The beer from inside the bottle was not bad, either. One guide noted, “It's heartening that American drinkers have taken to Blue Moon, since it decidedly does not taste like typical American beer offerings. A moderately soapy coriander nose with slight sour notes wafts from the glass, and the palate is floral, gently malty, with light bitterness.” (The same guide's verdict on Coors's flagship pale lager: “A light, sweet nose smells vaguely of white wine, but who swirls and sniffs Coors?”) Blue Moon seemed to have it all from the get-go: widespread distribution, consumer enthusiasm, and critical praise. Taken at face value, the Blue Moon Brewing Company could be considered to have overtaken Pete's Brewing as the number two craft operation in the United States by the end of the decade, second only to Boston Beer.

Its success with consumers sent purists like Bert Grant into paroxysms of frustration, though what really drove them nuts was that, for all its success, Blue Moon, like any of the other phantom crafts from any other Big Beer operation, was not really important to Coors's bottom line. The critical and consumer attention was all well and fine, but no one was going to close up shop if a Belgian-style wheat or an ale infused with pumpkin flavor didn't succeed in the marketplace.

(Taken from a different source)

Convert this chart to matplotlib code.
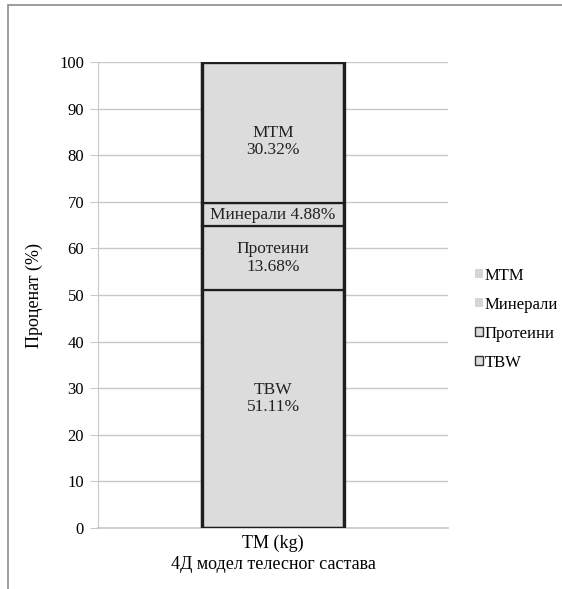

Pete Coors, the brewery's CEO and great-grandson of its founder, sat down with
Modern Brewery Age
for a long interview in the fall
of 1997, two years after Blue Moon's debut. Here was how he saw things visà-vis “the specialty arena” of American beer: “We will continue to play in the areas where there is industry growth, and where we see opportunity. Frankly, in the specialty market, when you take out Sam Adams and Pete's, it's pretty small potatoes. It's difficult for a company our size, that puts out twenty million barrels, to get too excited about fifty thousand or one hundred thousand or even three hundred thousand barrels of product.” But get excited they would.